Il modo peggiore con cui ha lasciato una donna.
«Stavo con un’attrice americana famosissima, bella come il sole. Mi ero rotto le scatole. Avevo una Jaguar cabrio. “Tesoro, ti spiace controllare se mi funzionano gli stop?”. Lei scese. “Sì, caro, si accendono”. Le lanciai la borsetta e ripartii lasciandola lì».
Al secondo posto?
«Milano, sei del mattino. Carico una modella. Volevo portarla a fare l’amore a Firenze. Non stava mai zitta, una lagna. Dopo aver girato mezza Italia l’ho riaccompagnata a casa senza farci niente».

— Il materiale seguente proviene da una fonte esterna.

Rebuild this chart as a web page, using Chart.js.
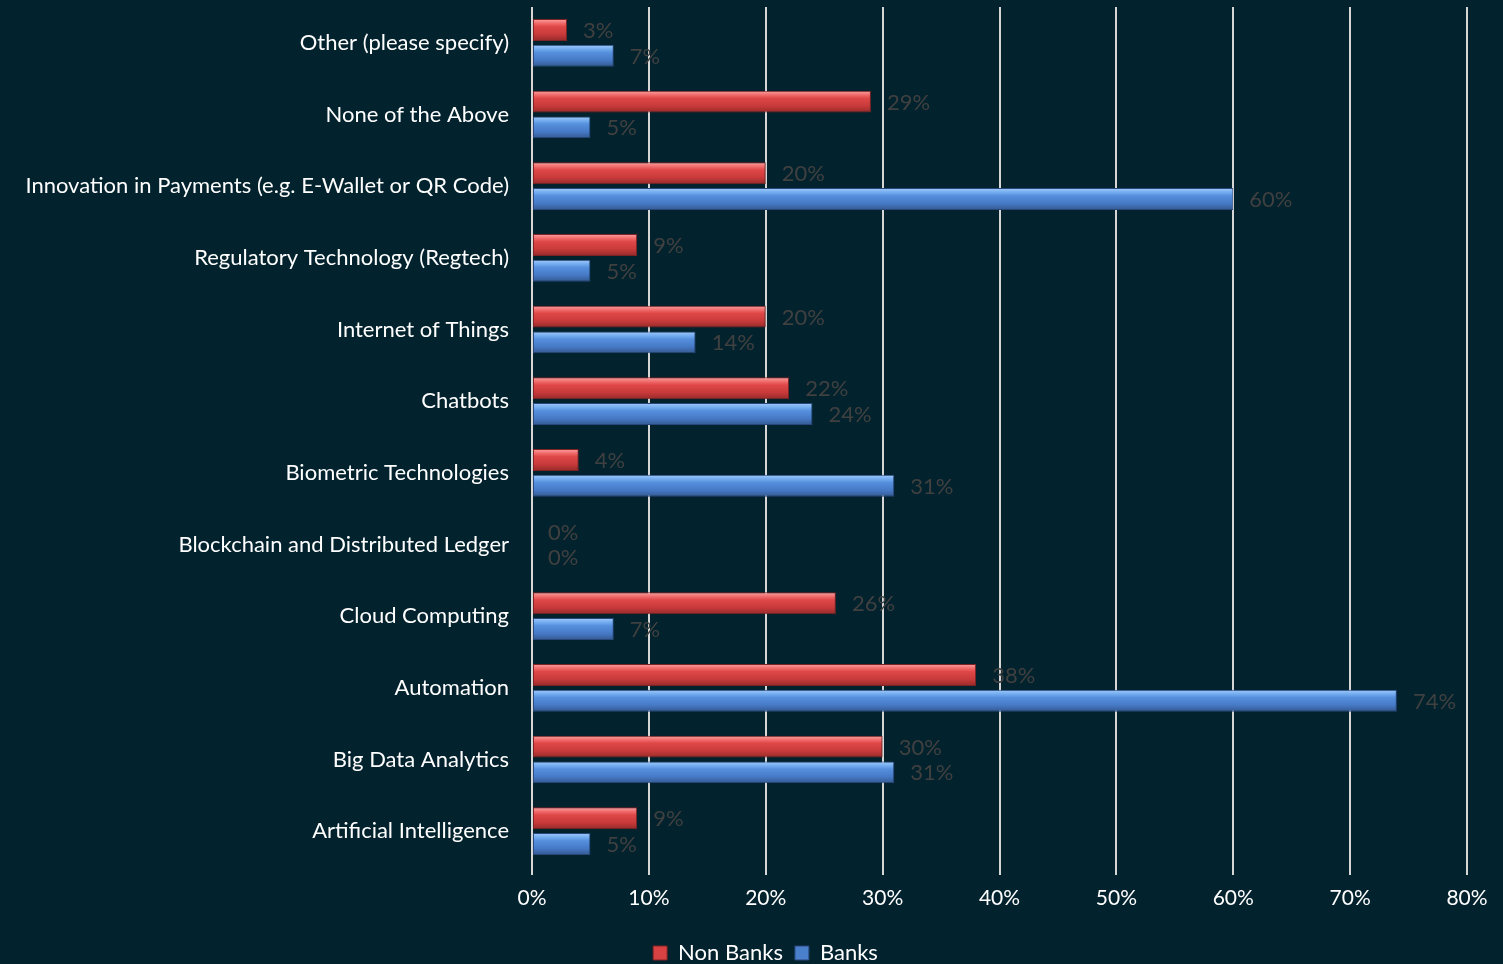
<!DOCTYPE html>
<html>
<head>
<meta charset="utf-8">
<script src="https://cdn.jsdelivr.net/npm/chart.js@4.4.0/dist/chart.umd.min.js"></script>
<style>
  html, body { margin: 0; padding: 0; background: #02222d; }
  #wrap { width: 1503px; height: 964px; position: relative; }
</style>
</head>
<body>
<div id="wrap"><canvas id="c" width="1503" height="964"></canvas></div>
<script>
const categories = [
  'Other (please specify)',
  'None of the Above',
  'Innovation in Payments (e.g. E-Wallet or QR Code)',
  'Regulatory Technology (Regtech)',
  'Internet of Things',
  'Chatbots',
  'Biometric Technologies',
  'Blockchain and Distributed Ledger',
  'Cloud Computing',
  'Automation',
  'Big Data Analytics',
  'Artificial Intelligence'
];
const nonBanks = [3, 29, 20, 9, 20, 22, 4, 0, 26, 38, 30, 9];
const banks    = [7, 5, 60, 5, 14, 24, 31, 0, 7, 74, 31, 5];
const xTicks = [0, 10, 20, 30, 40, 50, 60, 70, 80];

const FONT = 'Lato, "Open Sans", sans-serif';

// vertical gradient giving each bar a bevelled look
// (uses the bar's laid-out position, so the chart is updated once more after creation)
function barFill(stops) {
  return function (ctx) {
    const el = ctx.element;
    const chart = ctx.chart;
    if (!el || !isFinite(el.y) || !isFinite(el.height) || !chart.chartArea) return stops[2];
    const h = el.height;
    const g = chart.ctx.createLinearGradient(0, el.y - h / 2, 0, el.y + h / 2);
    g.addColorStop(0, stops[0]);
    g.addColorStop(0.2, stops[1]);
    g.addColorStop(0.35, stops[2]);
    g.addColorStop(0.7, stops[3]);
    g.addColorStop(1, stops[4]);
    return g;
  };
}

const valueLabels = {
  id: 'valueLabels',
  afterDatasetsDraw(chart) {
    const c = chart.ctx;
    c.save();
    c.font = '22px ' + FONT;
    c.fillStyle = '#404040';
    c.textAlign = 'left';
    c.textBaseline = 'middle';
    chart.data.datasets.forEach((ds, i) => {
      chart.getDatasetMeta(i).data.forEach((el, j) => {
        c.fillText(ds.data[j] + '%', el.x + 16, el.y + 1);
      });
    });
    c.restore();
  }
};

// place the legend row under the axis labels, a little right of centre
const legendShift = {
  id: 'legendShift',
  afterLayout(chart) {
    const lg = chart.legend;
    if (lg) {
      lg.top += 10; lg.bottom += 10;
      lg.left += 32; lg.right += 32;
    }
  }
};

const chart = new Chart(document.getElementById('c'), {
  type: 'bar',
  data: {
    labels: categories,
    datasets: [
      {
        label: 'Non Banks',
        data: nonBanks,
        backgroundColor: barFill(['#fba4a4', '#f06a6a', '#df4747', '#c83a3a', '#952a2a']),
        borderColor: '#7e2323',
        borderWidth: 1,
        borderSkipped: false
      },
      {
        label: 'Banks',
        data: banks,
        backgroundColor: barFill(['#a2cbfa', '#72abef', '#5690dd', '#4679c6', '#34598f']),
        borderColor: '#28477a',
        borderWidth: 1,
        borderSkipped: false
      }
    ]
  },
  options: {
    indexAxis: 'y',
    responsive: false,
    animation: false,
    devicePixelRatio: 1,
    layout: { padding: { top: 7, right: 36, left: 0, bottom: 0 } },
    datasets: {
      bar: { categoryPercentage: 0.72, barPercentage: 0.85 }
    },
    scales: {
      x: {
        min: 0,
        max: 80,
        afterBuildTicks(scale) { scale.ticks = xTicks.map(v => ({ value: v })); },
        afterFit(scale) { scale.height = 53; },
        grid: { color: '#d6d6d6', lineWidth: 2, drawTicks: true, tickLength: 8 },
        border: { display: false },
        ticks: {
          color: '#ffffff',
          font: { family: FONT, size: 21 },
          padding: 11,
          callback: v => v + '%'
        }
      },
      y: {
        afterFit(scale) {
          scale.width = 532;
          scale.paddingTop = 0;
          scale.paddingBottom = 0;
        },
        grid: { display: false },
        border: { display: false },
        ticks: {
          color: '#ffffff',
          font: { family: FONT, size: 22 },
          padding: 15
        }
      }
    },
    plugins: {
      legend: {
        position: 'bottom',
        labels: {
          color: '#ffffff',
          font: { family: FONT, size: 22 },
          boxWidth: 14,
          boxHeight: 14,
          padding: 12,
          generateLabels(chart) {
            const fills = ['#d94242', '#4a7fcc'];
            const strokes = ['#7e2323', '#28477a'];
            return chart.data.datasets.map((ds, i) => ({
              text: ds.label,
              fillStyle: fills[i],
              strokeStyle: strokes[i],
              lineWidth: 1,
              datasetIndex: i,
              fontColor: '#ffffff'
            }));
          }
        }
      },
      tooltip: { enabled: false }
    }
  },
  plugins: [valueLabels, legendShift, {
    id: 'bg',
    beforeDraw(chart) {
      const c = chart.ctx;
      c.save();
      c.fillStyle = '#02222d';
      c.fillRect(0, 0, chart.width, chart.height);
      c.restore();
    }
  }]
});
chart.update();
</script>
</body>
</html>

Lucrezia Lante della Rovere vendicò tutte loro: fu lei a piantarla, dopo 7 anni.
«Mi disse: “La mia soglia del dolore è più bassa della tua, ciao”. Stare con me era come salire sull’ottovolante. E sul lavoro ero inflessibile: prima dello spettacolo le facevo ripetere la parte con una matita in bocca per la dizione».
Un incubo.
«Ma è stato un grande amore, ci desideravamo pazzamente. Quando se n’è andata mi è crollato tutto addosso. Per lei avevo lasciato mia moglie incinta della terza figlia. “Ho fatto tanto casino per ritrovarmi ancora da solo”».
Siete rimasti amici.
«Per me adesso Lucrezia è come una figlia, la difendo, la proteggo, ha sofferto tanto, nessuno lo sa. Lei è leale con me e io con lei».
Come padre va meglio?
«Sono un burbero benefico. Buono, generoso e disponibile, però dico tanti no».
Li ha diseredati tutti e sei.
«Pensa che cu.., così devono lavorare».
Hanno apprezzato?
«Non è un mio problema. Lo faccio per il loro bene. Se volevo essere popolare andavo al Grande Fratello».
Amici ne ha?
«Per anni ho avuto un’amicizia segreta con Giorgio Napolitano».
Ma lei non è di destra?
«Socialista a vita».
Ora quanti amici restano?
«Tre. Sono già tanti. Daniele, Massimo e Attila. So che verranno al mio funerale».
Come se lo immagina?
«Spero che mangino bene e mettano buona musica».